«En aquel tiempo, al ver Jesús el gentío, subió a la montaña, se sentó, y se acercaron sus discípulos; y él se puso a hablar, enseñándoles: “Dichosos los pobres en el espíritu, porque de ellos es el reino de los cielos. Dichosos los que lloran, porque ellos serán consolados. Dichosos los sufridos, porque ellos heredarán la tierra. Dichosos los que tienen hambre y sed de la justicia, porque ellos quedarán saciados. Dichosos los misericordiosos, porque ellos alcanzarán misericordia. Dichosos los limpios de corazón, porque ellos verán a Dios. Dichosos los que trabajan por la paz, porque ellos se llamarán los Hijos de Dios. Dichosos los perseguidos por causa de la justicia, porque de ellos es el reino de los cielos. Dichosos vosotros cuando os insulten y os persigan y os calumnien de cualquier modo por mi causa. Estad alegres y contentos, porque vuestra recompensa será grande en el cielo”». (Mt 5,1-12a)

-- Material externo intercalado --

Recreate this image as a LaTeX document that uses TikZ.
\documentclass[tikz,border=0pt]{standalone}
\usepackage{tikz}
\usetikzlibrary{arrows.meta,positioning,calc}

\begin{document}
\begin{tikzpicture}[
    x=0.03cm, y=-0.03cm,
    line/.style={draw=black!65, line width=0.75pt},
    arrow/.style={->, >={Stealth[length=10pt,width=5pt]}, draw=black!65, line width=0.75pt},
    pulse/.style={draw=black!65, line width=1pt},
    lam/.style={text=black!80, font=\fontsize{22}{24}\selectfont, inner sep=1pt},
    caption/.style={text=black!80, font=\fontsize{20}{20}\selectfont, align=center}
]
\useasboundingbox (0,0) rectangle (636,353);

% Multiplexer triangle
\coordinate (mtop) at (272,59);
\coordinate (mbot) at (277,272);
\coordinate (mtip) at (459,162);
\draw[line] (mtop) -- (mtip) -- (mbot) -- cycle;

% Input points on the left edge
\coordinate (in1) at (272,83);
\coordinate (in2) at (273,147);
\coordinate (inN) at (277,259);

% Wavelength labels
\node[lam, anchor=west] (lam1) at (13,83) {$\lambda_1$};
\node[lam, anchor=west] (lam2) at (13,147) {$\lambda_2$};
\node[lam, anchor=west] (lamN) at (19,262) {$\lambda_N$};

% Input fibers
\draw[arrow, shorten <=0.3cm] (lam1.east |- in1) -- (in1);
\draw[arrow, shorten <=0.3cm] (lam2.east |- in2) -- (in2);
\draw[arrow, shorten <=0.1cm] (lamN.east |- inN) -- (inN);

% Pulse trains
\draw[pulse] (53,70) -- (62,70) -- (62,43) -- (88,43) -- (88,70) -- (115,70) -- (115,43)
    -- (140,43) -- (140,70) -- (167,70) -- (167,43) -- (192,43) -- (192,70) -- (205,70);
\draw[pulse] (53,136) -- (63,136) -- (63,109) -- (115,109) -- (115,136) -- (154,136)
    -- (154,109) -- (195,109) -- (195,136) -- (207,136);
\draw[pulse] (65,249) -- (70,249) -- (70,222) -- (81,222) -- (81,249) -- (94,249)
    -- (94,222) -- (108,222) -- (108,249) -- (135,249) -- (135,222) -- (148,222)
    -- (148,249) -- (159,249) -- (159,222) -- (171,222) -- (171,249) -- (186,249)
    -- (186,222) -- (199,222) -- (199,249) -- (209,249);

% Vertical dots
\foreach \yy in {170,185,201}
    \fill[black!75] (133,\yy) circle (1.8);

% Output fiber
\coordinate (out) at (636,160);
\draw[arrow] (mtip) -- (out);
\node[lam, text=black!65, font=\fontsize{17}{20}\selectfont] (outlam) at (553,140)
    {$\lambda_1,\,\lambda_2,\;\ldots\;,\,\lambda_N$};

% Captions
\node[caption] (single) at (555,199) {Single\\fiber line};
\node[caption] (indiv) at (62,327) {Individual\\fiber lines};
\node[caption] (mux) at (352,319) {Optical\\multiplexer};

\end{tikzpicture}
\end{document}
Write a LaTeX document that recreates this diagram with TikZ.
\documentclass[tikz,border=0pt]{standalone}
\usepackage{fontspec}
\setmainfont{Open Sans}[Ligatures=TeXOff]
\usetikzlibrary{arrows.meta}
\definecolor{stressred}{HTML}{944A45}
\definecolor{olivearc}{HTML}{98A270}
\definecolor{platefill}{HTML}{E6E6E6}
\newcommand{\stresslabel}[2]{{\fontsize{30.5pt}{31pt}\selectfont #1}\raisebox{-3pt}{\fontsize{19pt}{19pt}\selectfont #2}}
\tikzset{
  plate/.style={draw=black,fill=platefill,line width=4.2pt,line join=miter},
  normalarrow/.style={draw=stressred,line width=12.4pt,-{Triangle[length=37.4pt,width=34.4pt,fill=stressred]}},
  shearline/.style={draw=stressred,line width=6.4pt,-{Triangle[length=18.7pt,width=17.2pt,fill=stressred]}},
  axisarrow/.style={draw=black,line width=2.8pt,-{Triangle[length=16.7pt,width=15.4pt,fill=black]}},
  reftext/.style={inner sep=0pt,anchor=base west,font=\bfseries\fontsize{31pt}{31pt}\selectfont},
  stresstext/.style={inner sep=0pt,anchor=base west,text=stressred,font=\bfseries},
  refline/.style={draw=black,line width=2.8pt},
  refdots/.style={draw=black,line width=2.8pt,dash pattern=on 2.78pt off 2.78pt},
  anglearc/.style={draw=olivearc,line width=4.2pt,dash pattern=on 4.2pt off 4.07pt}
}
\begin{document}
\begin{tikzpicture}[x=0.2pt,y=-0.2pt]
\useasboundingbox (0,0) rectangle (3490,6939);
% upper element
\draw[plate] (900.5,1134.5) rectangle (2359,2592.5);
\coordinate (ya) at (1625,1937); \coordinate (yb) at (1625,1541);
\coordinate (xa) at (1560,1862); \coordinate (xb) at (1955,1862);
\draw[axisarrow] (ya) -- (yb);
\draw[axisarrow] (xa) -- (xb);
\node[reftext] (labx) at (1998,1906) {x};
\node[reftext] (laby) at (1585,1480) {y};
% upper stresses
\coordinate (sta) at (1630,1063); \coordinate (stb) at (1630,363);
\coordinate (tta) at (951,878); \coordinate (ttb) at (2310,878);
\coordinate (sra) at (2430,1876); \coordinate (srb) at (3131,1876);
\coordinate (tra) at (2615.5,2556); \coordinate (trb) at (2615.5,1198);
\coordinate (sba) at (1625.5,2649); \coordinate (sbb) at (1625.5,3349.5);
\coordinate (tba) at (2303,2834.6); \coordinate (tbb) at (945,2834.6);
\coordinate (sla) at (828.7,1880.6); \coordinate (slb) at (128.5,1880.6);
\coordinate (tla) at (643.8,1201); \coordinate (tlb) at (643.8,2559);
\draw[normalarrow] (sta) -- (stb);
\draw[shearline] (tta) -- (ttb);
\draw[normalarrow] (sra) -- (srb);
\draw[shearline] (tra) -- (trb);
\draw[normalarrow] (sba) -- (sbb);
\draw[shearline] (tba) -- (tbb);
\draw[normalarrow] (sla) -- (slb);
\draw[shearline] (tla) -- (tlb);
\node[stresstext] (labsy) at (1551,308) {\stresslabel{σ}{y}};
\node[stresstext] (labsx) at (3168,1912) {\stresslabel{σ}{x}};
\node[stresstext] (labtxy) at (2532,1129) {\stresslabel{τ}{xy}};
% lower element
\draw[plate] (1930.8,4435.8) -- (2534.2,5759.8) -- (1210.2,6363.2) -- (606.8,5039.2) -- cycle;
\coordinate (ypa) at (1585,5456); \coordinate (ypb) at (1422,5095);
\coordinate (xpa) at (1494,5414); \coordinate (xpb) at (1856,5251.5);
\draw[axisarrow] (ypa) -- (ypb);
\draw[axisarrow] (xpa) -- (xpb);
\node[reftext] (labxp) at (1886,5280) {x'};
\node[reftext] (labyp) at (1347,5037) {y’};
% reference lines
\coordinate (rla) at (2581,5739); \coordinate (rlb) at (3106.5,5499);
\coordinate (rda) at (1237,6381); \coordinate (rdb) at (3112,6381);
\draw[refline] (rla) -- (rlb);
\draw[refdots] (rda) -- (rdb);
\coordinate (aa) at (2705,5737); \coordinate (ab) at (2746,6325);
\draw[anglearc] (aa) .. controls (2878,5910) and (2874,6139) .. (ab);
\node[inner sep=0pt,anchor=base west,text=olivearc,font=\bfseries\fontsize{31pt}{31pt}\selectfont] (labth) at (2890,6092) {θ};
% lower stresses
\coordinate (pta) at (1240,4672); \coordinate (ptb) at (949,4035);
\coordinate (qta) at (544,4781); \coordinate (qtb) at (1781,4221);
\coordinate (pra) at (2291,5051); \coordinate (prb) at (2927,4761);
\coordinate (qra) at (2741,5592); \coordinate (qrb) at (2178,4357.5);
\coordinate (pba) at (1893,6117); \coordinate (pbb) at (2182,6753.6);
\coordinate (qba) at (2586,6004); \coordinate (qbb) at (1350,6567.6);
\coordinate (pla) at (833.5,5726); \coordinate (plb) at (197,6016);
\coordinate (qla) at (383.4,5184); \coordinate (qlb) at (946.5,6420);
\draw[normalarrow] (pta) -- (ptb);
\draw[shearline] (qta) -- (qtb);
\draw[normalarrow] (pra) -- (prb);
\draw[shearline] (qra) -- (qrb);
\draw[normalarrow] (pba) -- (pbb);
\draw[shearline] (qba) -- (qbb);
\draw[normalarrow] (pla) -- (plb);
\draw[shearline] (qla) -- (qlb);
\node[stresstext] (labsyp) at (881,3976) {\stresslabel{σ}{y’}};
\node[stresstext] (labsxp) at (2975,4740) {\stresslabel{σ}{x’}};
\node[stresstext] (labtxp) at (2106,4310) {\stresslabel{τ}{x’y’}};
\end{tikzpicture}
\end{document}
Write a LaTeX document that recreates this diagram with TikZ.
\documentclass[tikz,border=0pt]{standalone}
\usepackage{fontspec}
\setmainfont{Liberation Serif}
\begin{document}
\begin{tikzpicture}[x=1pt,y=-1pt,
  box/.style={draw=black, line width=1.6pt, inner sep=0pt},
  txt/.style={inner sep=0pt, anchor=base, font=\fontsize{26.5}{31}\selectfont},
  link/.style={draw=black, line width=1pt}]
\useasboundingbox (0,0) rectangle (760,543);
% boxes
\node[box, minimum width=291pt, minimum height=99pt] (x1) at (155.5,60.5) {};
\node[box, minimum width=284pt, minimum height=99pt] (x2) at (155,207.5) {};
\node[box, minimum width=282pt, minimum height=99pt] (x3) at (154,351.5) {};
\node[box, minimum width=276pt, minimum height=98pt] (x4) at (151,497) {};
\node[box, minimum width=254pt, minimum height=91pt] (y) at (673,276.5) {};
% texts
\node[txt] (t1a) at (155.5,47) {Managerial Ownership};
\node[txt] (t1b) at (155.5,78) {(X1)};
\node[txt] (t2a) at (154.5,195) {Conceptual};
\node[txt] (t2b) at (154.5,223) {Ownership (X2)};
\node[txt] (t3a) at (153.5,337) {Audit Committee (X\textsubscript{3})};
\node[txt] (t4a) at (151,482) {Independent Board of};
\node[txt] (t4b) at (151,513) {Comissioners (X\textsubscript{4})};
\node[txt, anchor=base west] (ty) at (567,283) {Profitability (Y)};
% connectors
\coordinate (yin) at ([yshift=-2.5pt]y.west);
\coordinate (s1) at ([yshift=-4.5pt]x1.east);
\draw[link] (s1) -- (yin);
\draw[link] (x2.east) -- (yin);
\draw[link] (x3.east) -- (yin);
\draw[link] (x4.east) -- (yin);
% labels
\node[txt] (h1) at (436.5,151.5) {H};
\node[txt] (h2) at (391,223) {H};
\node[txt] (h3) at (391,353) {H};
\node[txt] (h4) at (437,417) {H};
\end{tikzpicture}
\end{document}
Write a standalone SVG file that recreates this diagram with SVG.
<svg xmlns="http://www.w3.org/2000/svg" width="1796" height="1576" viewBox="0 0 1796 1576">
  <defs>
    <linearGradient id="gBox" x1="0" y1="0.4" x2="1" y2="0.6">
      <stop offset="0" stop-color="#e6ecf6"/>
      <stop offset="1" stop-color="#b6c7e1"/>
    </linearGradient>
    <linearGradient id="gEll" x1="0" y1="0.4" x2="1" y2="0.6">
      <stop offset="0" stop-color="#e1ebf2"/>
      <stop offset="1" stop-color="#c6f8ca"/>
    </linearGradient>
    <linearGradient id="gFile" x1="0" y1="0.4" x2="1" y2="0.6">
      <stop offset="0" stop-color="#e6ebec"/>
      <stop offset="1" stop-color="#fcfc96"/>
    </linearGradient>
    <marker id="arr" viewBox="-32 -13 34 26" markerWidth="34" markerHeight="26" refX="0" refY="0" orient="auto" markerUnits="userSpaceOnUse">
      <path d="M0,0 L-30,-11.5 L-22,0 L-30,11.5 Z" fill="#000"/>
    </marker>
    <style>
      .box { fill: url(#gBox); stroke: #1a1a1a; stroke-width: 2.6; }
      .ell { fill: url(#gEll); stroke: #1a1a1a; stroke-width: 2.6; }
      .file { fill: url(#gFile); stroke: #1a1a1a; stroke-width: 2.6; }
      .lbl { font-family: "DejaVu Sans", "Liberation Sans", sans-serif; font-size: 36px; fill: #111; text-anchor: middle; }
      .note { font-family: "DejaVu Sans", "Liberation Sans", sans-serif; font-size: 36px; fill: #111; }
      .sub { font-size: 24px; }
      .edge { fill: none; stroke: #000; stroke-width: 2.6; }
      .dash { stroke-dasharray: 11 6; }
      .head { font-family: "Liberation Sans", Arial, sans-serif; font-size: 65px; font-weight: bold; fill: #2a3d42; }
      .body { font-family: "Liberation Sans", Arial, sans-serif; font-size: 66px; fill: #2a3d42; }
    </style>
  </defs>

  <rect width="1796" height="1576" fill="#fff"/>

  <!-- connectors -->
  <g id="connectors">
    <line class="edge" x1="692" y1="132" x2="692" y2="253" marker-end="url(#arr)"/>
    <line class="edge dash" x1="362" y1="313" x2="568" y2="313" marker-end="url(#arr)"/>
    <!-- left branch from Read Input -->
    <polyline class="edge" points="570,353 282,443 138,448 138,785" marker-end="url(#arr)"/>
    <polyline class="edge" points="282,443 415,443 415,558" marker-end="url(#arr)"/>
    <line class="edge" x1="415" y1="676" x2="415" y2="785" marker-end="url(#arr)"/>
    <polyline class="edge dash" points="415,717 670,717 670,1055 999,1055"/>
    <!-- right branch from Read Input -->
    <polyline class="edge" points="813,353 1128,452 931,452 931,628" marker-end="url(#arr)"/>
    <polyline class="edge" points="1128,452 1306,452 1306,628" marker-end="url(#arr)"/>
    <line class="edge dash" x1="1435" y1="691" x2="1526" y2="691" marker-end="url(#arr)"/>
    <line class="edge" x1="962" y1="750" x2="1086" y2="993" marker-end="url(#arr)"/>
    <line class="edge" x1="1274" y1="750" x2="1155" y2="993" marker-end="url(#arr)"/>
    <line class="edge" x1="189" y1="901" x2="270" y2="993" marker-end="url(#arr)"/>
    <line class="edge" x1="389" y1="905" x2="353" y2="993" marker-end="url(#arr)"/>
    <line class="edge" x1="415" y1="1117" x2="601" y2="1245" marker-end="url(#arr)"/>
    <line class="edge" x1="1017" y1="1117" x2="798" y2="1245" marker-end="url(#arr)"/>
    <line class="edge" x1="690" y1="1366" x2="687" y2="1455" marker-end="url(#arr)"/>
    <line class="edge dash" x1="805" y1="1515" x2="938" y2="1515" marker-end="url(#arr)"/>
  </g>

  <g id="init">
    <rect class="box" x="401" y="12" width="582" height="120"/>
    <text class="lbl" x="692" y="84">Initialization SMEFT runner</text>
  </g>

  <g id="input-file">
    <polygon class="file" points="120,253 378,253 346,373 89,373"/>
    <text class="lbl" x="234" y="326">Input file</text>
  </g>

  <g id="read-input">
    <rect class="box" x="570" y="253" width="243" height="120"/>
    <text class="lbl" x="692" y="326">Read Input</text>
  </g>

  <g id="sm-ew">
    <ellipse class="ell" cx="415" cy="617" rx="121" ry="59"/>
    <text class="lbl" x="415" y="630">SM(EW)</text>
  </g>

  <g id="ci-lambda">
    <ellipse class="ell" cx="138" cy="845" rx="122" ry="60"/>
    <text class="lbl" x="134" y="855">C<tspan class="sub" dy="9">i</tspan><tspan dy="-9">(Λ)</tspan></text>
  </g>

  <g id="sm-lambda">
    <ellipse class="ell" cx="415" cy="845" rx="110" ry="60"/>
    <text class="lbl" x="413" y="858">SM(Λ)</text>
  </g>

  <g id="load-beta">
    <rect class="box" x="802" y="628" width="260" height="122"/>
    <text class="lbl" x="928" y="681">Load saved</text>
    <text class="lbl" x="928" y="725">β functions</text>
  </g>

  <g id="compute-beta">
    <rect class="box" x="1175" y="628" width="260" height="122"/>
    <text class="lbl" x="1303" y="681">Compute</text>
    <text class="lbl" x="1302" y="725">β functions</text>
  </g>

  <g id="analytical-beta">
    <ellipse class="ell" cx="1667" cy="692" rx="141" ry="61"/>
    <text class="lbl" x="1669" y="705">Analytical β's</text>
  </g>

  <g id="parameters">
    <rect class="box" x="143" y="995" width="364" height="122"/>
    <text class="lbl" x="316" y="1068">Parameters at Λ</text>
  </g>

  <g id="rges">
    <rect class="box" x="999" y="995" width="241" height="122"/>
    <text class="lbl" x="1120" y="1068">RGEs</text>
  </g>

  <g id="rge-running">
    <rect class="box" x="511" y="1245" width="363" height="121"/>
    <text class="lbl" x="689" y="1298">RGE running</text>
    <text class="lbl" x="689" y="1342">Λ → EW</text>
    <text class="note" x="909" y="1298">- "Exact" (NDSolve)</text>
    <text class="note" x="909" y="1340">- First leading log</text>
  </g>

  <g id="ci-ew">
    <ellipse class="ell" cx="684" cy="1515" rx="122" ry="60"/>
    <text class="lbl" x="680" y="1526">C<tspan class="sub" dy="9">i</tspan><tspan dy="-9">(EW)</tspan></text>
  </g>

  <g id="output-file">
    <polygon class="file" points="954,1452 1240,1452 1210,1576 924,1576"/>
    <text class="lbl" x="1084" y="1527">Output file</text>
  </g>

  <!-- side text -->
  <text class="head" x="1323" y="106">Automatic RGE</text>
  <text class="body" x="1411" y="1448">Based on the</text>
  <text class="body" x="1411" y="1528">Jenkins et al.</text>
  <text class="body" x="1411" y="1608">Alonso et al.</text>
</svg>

El evangelio de hoy, festividad de Todos los Santos, de los conocidos y de los desconocidos, la Iglesia nos presenta las Bienaventuranzas: las diez exhortaciones incluidas en el largo discurso que Jesús pronuncia en la ladera de un monte al lado del Mar de Galilea, cerca de Cafarnaúm, y que es conocido como el Sermón de la Montaña. Se tratan estas, nada más y nada menos, que del cogollo de la predicación de Jesús. Si alguien quiere saber en qué consiste seguir a Cristo —al que todos los santos de la Iglesia acompañaron— esto es lo que le espera, según reza la primera parte de la bienaventuranza: pobreza de espíritu, sufrimiento, hambre y sed de justicia, perdonar y no resistirse al mal, persecución, calumnias….
Está claro que, si nos quedamos aquí, alguien puede pensar: visto lo visto, ¿compensa seguir a Cristo? Pues sí, compensa, y mucho. Es más, es fuente de absoluta felicidad. ¿Absoluta felicidad? ¿Es posible afirmar esto hoy de modo tan categórico, cuando se impone el relativismo en todas las cuestiones humanas y sociales? Sí lo es. Si avanzamos un poco más descubriremos cómo la segunda parte de cada bienaventuranza promete la recompensa, y no una recompensa cualquiera sino aquella que ansía nuestro ser más íntimo —y que incluso puede que ni sepamos—, que es el Reino de los cielos, la comunión total con nuestro Padre y creador. De ahí que las Bienaventuranzas respondan al deseo natural de felicidad que Dios ha insertado en nuestro corazón.
Me abstraigo a aquel monte y me imagino qué gusto debía ser escuchar a Jesús. La multitud que le seguía —hombres, mujeres, niños, ancianos…— se sentaría en el suelo, encima de las piedras, en la hierba o donde pudiera, para prestar atención a las palabras de aquel galileo tan enigmático y arrollador que hablaba con Verdad. Sus palabras eran dardos encendidos que iban directamente al tuétano del alma. Han pasado veinte siglos y siguen siendo igual de eficaces y vigentes, como espada de dos filos. La verdadera alegría no reside en la riqueza o el bienestar, tampoco en el poder o en la gloria humana; la ciencia, la técnica y la cultura, por muy necesarias y beneficiosas que sean, son limitadas y como tal se pueden equivocar. Dios nunca se equivoca ni da malas noticias.
En los santos encontramos modelos, estímulos e intercesores para nuestro encuentro con el Señor en la propia vida. Ellos ya están disfrutando de la vida eterna, la misma a la que nosotros estamos llamados. Señor, ayúdanos a no despreciar la herencia prometida, a no renunciar a los bienes eternos, puesto que la única y verdadera dicha está en el amor de Dios.